# start of Dataset extract
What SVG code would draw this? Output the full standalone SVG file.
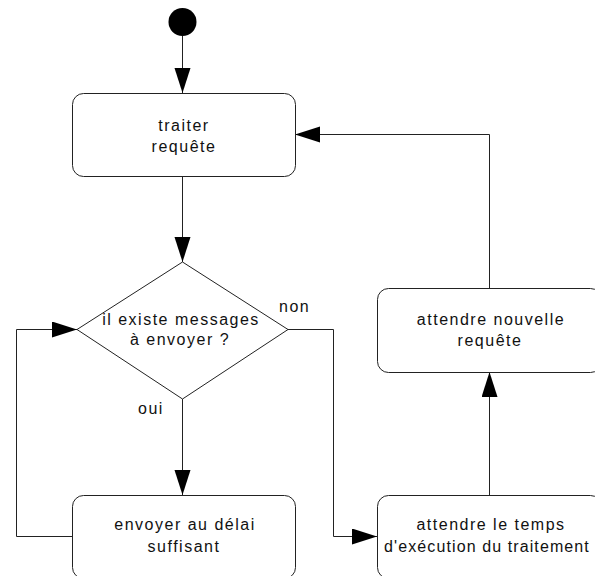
<svg xmlns="http://www.w3.org/2000/svg" width="595" height="576" viewBox="0 0 595 576">
<style>
.box{fill:#fff;stroke:#222;stroke-width:1}
.t{font-family:"Liberation Sans",Arial,sans-serif;font-size:16px;fill:#111;letter-spacing:1.5px}
.c{text-anchor:middle}
.edge{fill:none;stroke:#222;stroke-width:1}
</style>
<defs>
<marker id="arr" markerUnits="userSpaceOnUse" markerWidth="26" markerHeight="18" refX="25" refY="8" orient="auto">
<path d="M0,0 L25,8 L0,16 z" fill="#000"/>
</marker>
</defs>
<rect width="595" height="576" fill="#fff"/>
<g id="connectors">
<path class="edge" d="M182.5,36 V93" marker-end="url(#arr)"/>
<path class="edge" d="M182.5,176 V262" marker-end="url(#arr)"/>
<path class="edge" d="M182.5,399 V495" marker-end="url(#arr)"/>
<path class="edge" d="M72,536.5 H16.5 V329.5 H77" marker-end="url(#arr)"/>
<path class="edge" d="M288,329.5 H333.5 V536.5 H377" marker-end="url(#arr)"/>
<path class="edge" d="M489.5,495 V372" marker-end="url(#arr)"/>
<path class="edge" d="M489.5,288 V134.5 H295" marker-end="url(#arr)"/>
</g>
<g id="start">
<circle cx="182.5" cy="22" r="14" fill="#000"/>
</g>
<g id="traiter">
<rect class="box" x="72.5" y="93.5" width="223" height="83" rx="11"/>
<text class="t c" x="184" y="131">traiter</text>
<text class="t c" x="184" y="152">requête</text>
</g>
<g id="decision">
<path class="box" d="M182.5,262 L288,329.5 L182.5,399 L77,329.5 Z"/>
<text class="t c" x="181" y="325">il existe messages</text>
<text class="t c" x="180" y="345">à envoyer ?</text>
<text class="t" x="279" y="312">non</text>
<text class="t" x="138" y="414">oui</text>
</g>
<g id="envoyer">
<rect class="box" x="72.5" y="495.5" width="223" height="83" rx="11"/>
<text class="t c" x="185" y="530">envoyer au délai</text>
<text class="t c" x="184" y="552">suffisant</text>
</g>
<g id="attendre-temps">
<rect class="box" x="377.5" y="495.5" width="224" height="83" rx="11"/>
<text class="t c" x="491" y="530">attendre le temps</text>
<text class="t c" x="487" y="552" style="letter-spacing:1.1px">d'exécution du traitement</text>
</g>
<g id="attendre-requete">
<rect class="box" x="377.5" y="288.5" width="224" height="84" rx="11"/>
<text class="t c" x="491" y="325">attendre nouvelle</text>
<text class="t c" x="490" y="346">requête</text>
</g>
</svg>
# end of Dataset extract
### [Task to carry out]
Make an exact copy of all the material, but keep the pictures out of it.

### [Worked answer]
What SVG code would draw this? Output the full standalone SVG file.
<svg xmlns="http://www.w3.org/2000/svg" width="595" height="576" viewBox="0 0 595 576">
<style>
.box{fill:#fff;stroke:#222;stroke-width:1}
.t{font-family:"Liberation Sans",Arial,sans-serif;font-size:16px;fill:#111;letter-spacing:1.5px}
.c{text-anchor:middle}
.edge{fill:none;stroke:#222;stroke-width:1}
</style>
<defs>
<marker id="arr" markerUnits="userSpaceOnUse" markerWidth="26" markerHeight="18" refX="25" refY="8" orient="auto">
<path d="M0,0 L25,8 L0,16 z" fill="#000"/>
</marker>
</defs>
<rect width="595" height="576" fill="#fff"/>
<g id="connectors">
<path class="edge" d="M182.5,36 V93" marker-end="url(#arr)"/>
<path class="edge" d="M182.5,176 V262" marker-end="url(#arr)"/>
<path class="edge" d="M182.5,399 V495" marker-end="url(#arr)"/>
<path class="edge" d="M72,536.5 H16.5 V329.5 H77" marker-end="url(#arr)"/>
<path class="edge" d="M288,329.5 H333.5 V536.5 H377" marker-end="url(#arr)"/>
<path class="edge" d="M489.5,495 V372" marker-end="url(#arr)"/>
<path class="edge" d="M489.5,288 V134.5 H295" marker-end="url(#arr)"/>
</g>
<g id="start">
<circle cx="182.5" cy="22" r="14" fill="#000"/>
</g>
<g id="traiter">
<rect class="box" x="72.5" y="93.5" width="223" height="83" rx="11"/>
<text class="t c" x="184" y="131">traiter</text>
<text class="t c" x="184" y="152">requête</text>
</g>
<g id="decision">
<path class="box" d="M182.5,262 L288,329.5 L182.5,399 L77,329.5 Z"/>
<text class="t c" x="181" y="325">il existe messages</text>
<text class="t c" x="180" y="345">à envoyer ?</text>
<text class="t" x="279" y="312">non</text>
<text class="t" x="138" y="414">oui</text>
</g>
<g id="envoyer">
<rect class="box" x="72.5" y="495.5" width="223" height="83" rx="11"/>
<text class="t c" x="185" y="530">envoyer au délai</text>
<text class="t c" x="184" y="552">suffisant</text>
</g>
<g id="attendre-temps">
<rect class="box" x="377.5" y="495.5" width="224" height="83" rx="11"/>
<text class="t c" x="491" y="530">attendre le temps</text>
<text class="t c" x="487" y="552" style="letter-spacing:1.1px">d'exécution du traitement</text>
</g>
<g id="attendre-requete">
<rect class="box" x="377.5" y="288.5" width="224" height="84" rx="11"/>
<text class="t c" x="491" y="325">attendre nouvelle</text>
<text class="t c" x="490" y="346">requête</text>
</g>
</svg>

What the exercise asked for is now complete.